What began as a quiet protest on the streets of Cape Town would ignite a movement. That black sash - meant to mourn the death of justice - became a symbol of defiance, dignity, and fierce moral clarity. With each vigil, each march, each brave act of bearing witness, they stitched a new kind of resistance into the fabric of South African history. Black Sash was born - not in shouts or slogans, but in silence. And that silence roared. Nelson Mandela once called Black Sash “the conscience of white South Africa” the moral compass, the truth-teller, the ethical anchor in an era of silence. And now, in 2025, that iconic sash turns 70.
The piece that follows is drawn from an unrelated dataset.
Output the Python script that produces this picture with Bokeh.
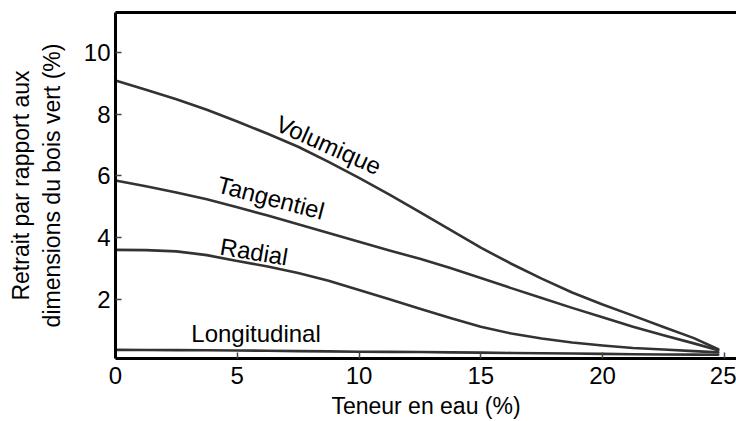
import math
from bokeh.plotting import figure
from bokeh.models import Range1d, LinearAxis, FixedTicker
from bokeh.core.properties import value
from bokeh.embed import file_html
from bokeh.resources import INLINE

# Moisture content (%) and shrinkage (%)
moisture = [0, 1.25, 2.5, 3.75, 5, 6.25, 7.5, 8.75, 10, 11.25, 12.5,
            13.75, 15, 16.25, 17.5, 18.75, 20, 21.25, 22.5, 23.75, 24.75]
volumique = [9.09, 8.79, 8.48, 8.14, 7.76, 7.36, 6.94, 6.45, 5.93, 5.39, 4.82,
             4.25, 3.67, 3.15, 2.67, 2.22, 1.83, 1.47, 1.1, 0.74, 0.38]
tangentiel = [5.85, 5.66, 5.46, 5.24, 4.98, 4.71, 4.43, 4.15, 3.86, 3.58, 3.31,
              3.01, 2.69, 2.36, 2.04, 1.72, 1.42, 1.11, 0.83, 0.57, 0.35]
radial = [3.6, 3.59, 3.55, 3.43, 3.24, 3.06, 2.85, 2.6, 2.3, 2.0, 1.69,
          1.39, 1.11, 0.89, 0.73, 0.6, 0.5, 0.42, 0.37, 0.32, 0.28]
longitudinal = [0.36, 0.355, 0.35, 0.345, 0.34, 0.33, 0.32, 0.31, 0.3, 0.295, 0.29,
                0.28, 0.27, 0.26, 0.25, 0.24, 0.23, 0.22, 0.21, 0.205, 0.2]

series_names = ["Volumique", "Tangentiel", "Radial", "Longitudinal"]
label_x = [8.75, 6.38, 5.69, 5.77]
label_y = [7.0, 5.29, 3.54, 0.88]
label_angle_deg = [-24, -14.7, -9.5, 0]

x_ticks = [0, 5, 10, 15, 20, 25]
y_ticks = [2, 4, 6, 8, 10]

FONT = "Liberation Sans"
LINE_COLOR = "#333333"

p = figure(width=736, height=421,
           x_range=Range1d(0, 25.5), y_range=Range1d(0.08, 11.29),
           output_backend="svg", toolbar_location=None,
           min_border_left=115, min_border_right=0,
           min_border_top=12, min_border_bottom=63)
p.outline_line_color = None
p.grid.visible = False
p.background_fill_color = "white"
p.border_fill_color = "white"

for ys in [volumique, tangentiel, radial, longitudinal]:
    p.line(moisture, ys, line_color=LINE_COLOR, line_width=2.6,
           line_join="round", line_cap="round")

for name, lx, ly, ang in zip(series_names, label_x, label_y, label_angle_deg):
    p.text(x=[lx], y=[ly], text=[name], angle=math.radians(ang),
           text_font=value(FONT), text_font_size="24px", text_color="black",
           text_align="center", text_baseline="middle")

for ax in [p.xaxis[0], p.yaxis[0]]:
    ax.axis_line_width = 3
    ax.axis_line_color = "black"
    ax.major_tick_in = 6
    ax.major_tick_out = 0
    ax.major_tick_line_width = 1.5
    ax.major_tick_line_color = "#444444"
    ax.minor_tick_in = 0
    ax.minor_tick_out = 0
    ax.major_label_text_font = FONT
    ax.major_label_text_font_size = "24px"
    ax.major_label_text_color = "black"
    ax.axis_label_text_font = FONT
    ax.axis_label_text_font_size = "23px"
    ax.axis_label_text_font_style = "normal"
    ax.axis_label_text_color = "black"

p.xaxis[0].ticker = FixedTicker(ticks=x_ticks)
p.yaxis[0].ticker = FixedTicker(ticks=y_ticks)
p.xaxis[0].axis_label = "Teneur en eau (%)"
p.yaxis[0].axis_label = "Retrait par rapport aux\ndimensions du bois vert (%)"
p.xaxis[0].major_label_standoff = 8
p.xaxis[0].axis_label_standoff = 6
p.yaxis[0].major_label_standoff = 5
p.yaxis[0].axis_label_standoff = 16

top = LinearAxis(ticker=FixedTicker(ticks=[]), axis_line_width=3, axis_line_color="black",
                 major_tick_in=0, major_tick_out=0, minor_tick_in=0, minor_tick_out=0,
                 major_label_text_font_size="0px")
p.add_layout(top, "above")

open("out.html", "w").write(file_html(p, INLINE))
Thanks to a small group of white women appalled by the erosion of constitutional democracy in South Africa particularly the National Party’s attempt to strip Coloured voters of their right to vote in the Cape Province. These women - wives, mothers, professionals - stood in silent protest, daring to dissent in a world where women were expected to keep quiet. They were dismissed at the time - "tea ladies with too much time" as one politician once said. But history had other plans.